Dining hall offers food grown locally by students
Courtesy of Green Campus Initiative
Students dining recently at the Trailhead Café on the SUNY-ESF campus were able to get a taste of food grown by fellow students.
Earlier this month food grown at a garden on Lafayette Street was served each day at the Trailhead Café for the “Honorable Harvest” themed week. Students at the college who are members of the Green Campus Initiative, a student organization that focuses mainly on food conservation and sustainability, grew the food. With enough interest in upcoming semesters, GCI hopes to expand the reach and success of its gardens and serve locally grown food to their peers in the cafe, said Ross Mazur, the president of the GCI and a senior environmental resource engineering major.
The club was started through the student sustainability fund at the State University of New York College of Environmental Science and Forestry. The fund gives money to SUNY-ESF undergraduate or graduate students who come up with project ideas that focus on mitigating negative environmental effects at the local level, specifically those that promote conservation, waste reduction and environmental education.

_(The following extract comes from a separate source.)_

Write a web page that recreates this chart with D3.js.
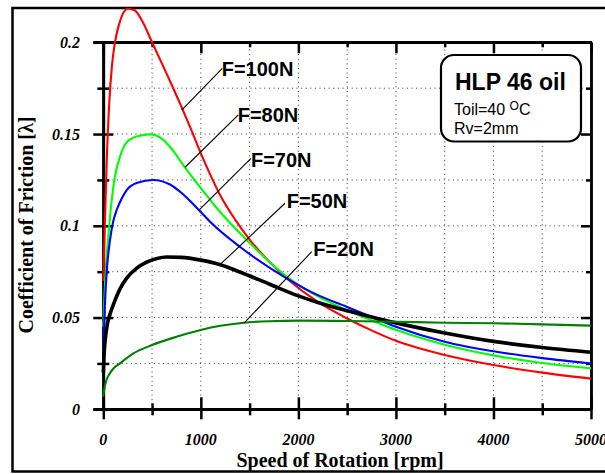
<!DOCTYPE html>
<html><head><meta charset="utf-8">
<script src="https://cdn.jsdelivr.net/npm/d3@7"></script>
<style>body{margin:0;background:#fff;overflow:hidden}</style>
</head><body><svg id="c" width="605" height="474"></svg>
<script>
// ---- data ----
const speed100 = [0, 15, 35, 60, 90, 120, 160, 200, 250, 320, 400, 500, 600, 700, 800, 900, 1000, 1100, 1200, 1350, 1500, 1700, 1900, 2200, 2500, 2750, 3000, 3500, 4000, 4500, 5000];
const friction100 = [0.07, 0.1, 0.135, 0.166, 0.188, 0.2, 0.2095, 0.2155, 0.2183, 0.2175, 0.2115, 0.2, 0.1885, 0.177, 0.165, 0.1525, 0.1395, 0.1275, 0.1165, 0.1035, 0.0925, 0.0805, 0.0705, 0.0585, 0.0495, 0.043, 0.0373, 0.0296, 0.0241, 0.02, 0.0167];

const speed80 = [0, 15, 30, 50, 80, 120, 180, 240, 350, 480, 600, 700, 840, 1000, 1150, 1300, 1470, 1700, 1880, 2200, 2500, 2750, 3000, 3500, 4000, 4500, 5000];
const friction80 = [0.045, 0.066, 0.08, 0.093, 0.111, 0.127, 0.139, 0.1455, 0.1488, 0.1498, 0.1475, 0.142, 0.1315, 0.1205, 0.1105, 0.1015, 0.0923, 0.0805, 0.0723, 0.0615, 0.054, 0.0485, 0.0433, 0.0352, 0.0294, 0.0252, 0.0223];

const speed70 = [0, 15, 35, 69, 100, 137, 190, 240, 350, 510, 684, 800, 900, 1000, 1100, 1400, 1880, 2200, 2500, 2750, 3000, 3500, 4000, 4500, 5000];
const friction70 = [0.03, 0.055, 0.075, 0.0923, 0.102, 0.1086, 0.115, 0.1195, 0.1235, 0.125, 0.1225, 0.118, 0.113, 0.1075, 0.102, 0.0886, 0.0714, 0.0622, 0.0558, 0.0503, 0.045, 0.0368, 0.0316, 0.0279, 0.025];

const speed50 = [0, 8, 20, 40, 70, 103, 170, 240, 340, 445, 550, 650, 800, 1000, 1200, 1400, 1700, 2000, 2200, 2500, 2750, 3000, 3500, 4000, 4500, 5000];
const friction50 = [0.02, 0.03, 0.038, 0.046, 0.052, 0.057, 0.0655, 0.0715, 0.0768, 0.0802, 0.0822, 0.083, 0.0828, 0.0813, 0.0788, 0.0748, 0.0683, 0.0618, 0.0582, 0.0537, 0.0503, 0.0471, 0.0416, 0.037, 0.0337, 0.0311];

const speed20 = [0, 10, 30, 60, 100, 171, 300, 499, 750, 998, 1200, 1442, 1700, 2016, 2500, 3000, 3500, 4000, 4500, 5000];
const friction20 = [0.0069, 0.011, 0.0155, 0.019, 0.022, 0.025, 0.0302, 0.035, 0.0395, 0.0432, 0.0455, 0.0472, 0.048, 0.0483, 0.0481, 0.0477, 0.0472, 0.0469, 0.0463, 0.0456];

const seriesNames = ["F=100N", "F=80N", "F=70N", "F=50N", "F=20N"];
const xMajorTicks = [0, 1000, 2000, 3000, 4000, 5000];
const xMinorTicks = [500, 1500, 2500, 3500, 4500];
const yMajorTicks = [0, 0.05, 0.1, 0.15, 0.2];
const yMinorTicks = [0.025, 0.075, 0.125, 0.175];
const yTickLabels = ["0", "0.05", "0.1", "0.15", "0.2"];
const xTickLabels = ["0", "1000", "2000", "3000", "4000", "5000"];
const legendTitle = "HLP 46 oil";
const legendLine2 = ["Toil=40 ", "O", "C"];
const legendLine3 = "Rv=2mm";
const xTitle = "Speed of Rotation [rpm]";
const yTitle = "Coefficient of Friction [\u03bb]";

// ---- build ----
const series = [
  {name: seriesNames[0], s: speed100, f: friction100, color: "#ff0000", w: 2.1},
  {name: seriesNames[1], s: speed80, f: friction80, color: "#00ff00", w: 2.1},
  {name: seriesNames[2], s: speed70, f: friction70, color: "#0000ff", w: 2.1},
  {name: seriesNames[3], s: speed50, f: friction50, color: "#000000", w: 3.6},
  {name: seriesNames[4], s: speed20, f: friction20, color: "#008000", w: 2.1}
];

const svg = d3.select("#c");
const x = d3.scaleLinear().domain([0, 5000]).range([103.3, 591]);
const y = d3.scaleLinear().domain([0, 0.2]).range([409.3, 42.3]);
const serif = "'Liberation Serif','Times New Roman',serif";
const sans = "'Liberation Sans',Arial,sans-serif";

// outer frame (open at the right, where the picture is cut)
svg.append("path").attr("d", "M640,8 H12.5 V471.5 H640")
  .attr("fill", "none").attr("stroke", "#000").attr("stroke-width", 2.5);

// grid
const g = svg.append("g").attr("stroke", "#333").attr("stroke-width", 1).attr("stroke-dasharray", "1,3.6");
xMajorTicks.concat(xMinorTicks).filter(v => v > 0 && v < 5000).forEach(v => {
  g.append("line").attr("x1", x(v)).attr("x2", x(v)).attr("y1", y(0)).attr("y2", y(0.2));
});
yMajorTicks.concat(yMinorTicks).filter(v => v > 0 && v < 0.2).forEach(v => {
  g.append("line").attr("y1", y(v)).attr("y2", y(v)).attr("x1", x(0)).attr("x2", x(5000));
});

// axes (ticks via d3 axes)
function styleAxis(sel) {
  sel.selectAll("path").attr("stroke", "#000").attr("stroke-width", 2.5);
  sel.selectAll("line").attr("stroke", "#000").attr("stroke-width", 2.5);
  sel.selectAll("text").remove();
}
function addAxis(axis, tx, ty) {
  svg.append("g").attr("transform", `translate(${tx},${ty})`).call(axis.tickSizeOuter(0)).call(styleAxis);
}
// bottom: both sides
addAxis(d3.axisBottom(x).tickValues(xMajorTicks).tickSize(10), 0, y(0));
addAxis(d3.axisTop(x).tickValues(xMajorTicks).tickSize(12), 0, y(0));
addAxis(d3.axisBottom(x).tickValues(xMinorTicks).tickSize(6), 0, y(0));
addAxis(d3.axisTop(x).tickValues(xMinorTicks).tickSize(6), 0, y(0));
// left: both sides
addAxis(d3.axisLeft(y).tickValues(yMajorTicks).tickSize(10), x(0), 0);
addAxis(d3.axisRight(y).tickValues(yMajorTicks).tickSize(10), x(0), 0);
addAxis(d3.axisLeft(y).tickValues(yMinorTicks).tickSize(6), x(0), 0);
addAxis(d3.axisRight(y).tickValues(yMinorTicks).tickSize(6), x(0), 0);
// top: inward
addAxis(d3.axisBottom(x).tickValues(xMajorTicks).tickSize(11), 0, y(0.2));
addAxis(d3.axisBottom(x).tickValues(xMinorTicks).tickSize(5), 0, y(0.2));
// right: inward
addAxis(d3.axisLeft(y).tickValues(yMajorTicks).tickSize(10), x(5000), 0);
addAxis(d3.axisLeft(y).tickValues(yMinorTicks).tickSize(5), x(5000), 0);
// axis line extensions to the left
svg.append("line").attr("x1", x(0) - 10).attr("x2", x(5000) + 1).attr("y1", y(0)).attr("y2", y(0)).attr("stroke", "#000").attr("stroke-width", 2.5);
svg.append("line").attr("x1", x(0) - 10).attr("x2", x(5000) + 1).attr("y1", y(0.2)).attr("y2", y(0.2)).attr("stroke", "#000").attr("stroke-width", 2.5);

// tick labels
svg.append("g").selectAll("text").data(yMajorTicks).join("text")
  .attr("x", 80).attr("y", d => y(d)).attr("dy", "0.35em").attr("text-anchor", "end")
  .attr("font-family", serif).attr("font-weight", "bold").attr("font-style", "italic").attr("font-size", 16)
  .text((d, i) => yTickLabels[i]);
svg.append("g").selectAll("text").data(xMajorTicks).join("text")
  .attr("x", d => x(d)).attr("y", 445).attr("text-anchor", "middle")
  .attr("font-family", serif).attr("font-weight", "bold").attr("font-style", "italic").attr("font-size", 16)
  .text((d, i) => xTickLabels[i]);

// axis titles
svg.append("text").attr("x", 340).attr("y", 467).attr("text-anchor", "middle")
  .attr("font-family", serif).attr("font-weight", "bold").attr("font-size", 20).text(xTitle);
svg.append("text").attr("transform", "translate(33,225) rotate(-90)").attr("text-anchor", "middle")
  .attr("font-family", serif).attr("font-weight", "bold").attr("font-size", 20).text(yTitle);

// curves
const line = d3.line().x(d => x(d[0])).y(d => y(d[1])).curve(d3.curveMonotoneX);
series.forEach(sr => {
  svg.append("path").datum(sr.s.map((v, i) => [v, sr.f[i]]))
    .attr("d", line).attr("fill", "none").attr("stroke", sr.color).attr("stroke-width", sr.w)
    .attr("stroke-linejoin", "round");
});

// annotations (layout in data units)
const ann = [
  {text: [1214, 0.1816], from: [1220, 0.1858], to: [804, 0.1631]},
  {text: [1378, 0.1567], from: [1384, 0.1604], to: [838, 0.1319]},
  {text: [1514, 0.1319], from: [1514, 0.1368], to: [974, 0.1081]},
  {text: [1880, 0.1095], from: [1863, 0.1123], to: [1204, 0.0792]},
  {text: [2153, 0.0835], from: [2137, 0.0859], to: [1442, 0.0469]}
];
ann.forEach((a, i) => {
  svg.append("line").attr("x1", x(a.from[0])).attr("y1", y(a.from[1])).attr("x2", x(a.to[0])).attr("y2", y(a.to[1]))
    .attr("stroke", "#000").attr("stroke-width", 1.1);
  svg.append("text").attr("x", x(a.text[0])).attr("y", y(a.text[1]))
    .attr("font-family", sans).attr("font-weight", "bold").attr("font-size", 20).text(seriesNames[i]);
});

// legend box
svg.append("rect").attr("x", 441).attr("y", 55).attr("width", 140).attr("height", 86.5).attr("rx", 13)
  .attr("fill", "#fff").attr("stroke", "#000").attr("stroke-width", 2.2);
svg.append("text").attr("x", 455).attr("y", 89.5).attr("font-family", sans).attr("font-weight", "bold")
  .attr("font-size", 23).text(legendTitle);
const t2 = svg.append("text").attr("x", 454).attr("y", 115).attr("font-family", sans).attr("font-size", 16);
t2.append("tspan").text(legendLine2[0]);
t2.append("tspan").attr("font-size", 12).attr("dy", -5).text(legendLine2[1]);
t2.append("tspan").attr("dy", 5).text(legendLine2[2]);
svg.append("text").attr("x", 454).attr("y", 134).attr("font-family", sans).attr("font-size", 16).text(legendLine3);
</script>
</body></html>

These types of clubs are valuable because it is important to have an idea of what is required to obtain the food and discover more about how intensive of an agricultural process is required to get it on your plate, Mazur said.
“There’s a lot of practicality that goes into understanding what is required to produce the food that you eat,” he said. “The general public might not know the vast majority of the trees that their fruit and nut crop grow up, they might not be familiar with the types of vegetables that they commonly consume.”
Olivia Donachie, a junior natural resources management major and the garden chair of the GCI, leads groups of club members and volunteers to maintain the off-campus gardens. Donachie said the goal of the club is to make SUNY-ESF more sustainable and that the club is rapidly growing.
“It’s becoming slowly more and more a topic that people are concerned about and wanting to seek changes in,” she said. “It’s grown since I’ve been here. I can tell that things are picking up.”
A few members of GCI will soon be going into dining halls at Syracuse University and at the Trailhead Café to collect food that is being thrown away and bring it to food banks, Donachie said.
“We see something that we don’t like and we talk to the faculty and teachers and try to make changes,” Donachie said.
Diana Johnson, director of dining services, said she has been purchasing food for the Trailhead Café and the dining halls from vendors and farms in the area such as Alambria Springs Farm, Windy Acres Farm and Beak & Skiff Apple Orchards. She said she previously bought the food for students at the State University of New York at Morrisville and said she was very excited to expand the program to SUNY-ESF.
Johnson said she believes that the dining facilities she manages have doubled, possibly tripled, the amount of locally grown food that they purchased from this year to last.
“It’s important to the local community to provide support for our local farmers,” she said. ”I also believe that food is better coming from within the state than being trucked from California; the nutrients hold up better. It’s a healthier product — better for you. And the economy of the local area is just improved. We have to do our part, especially in a college environment.”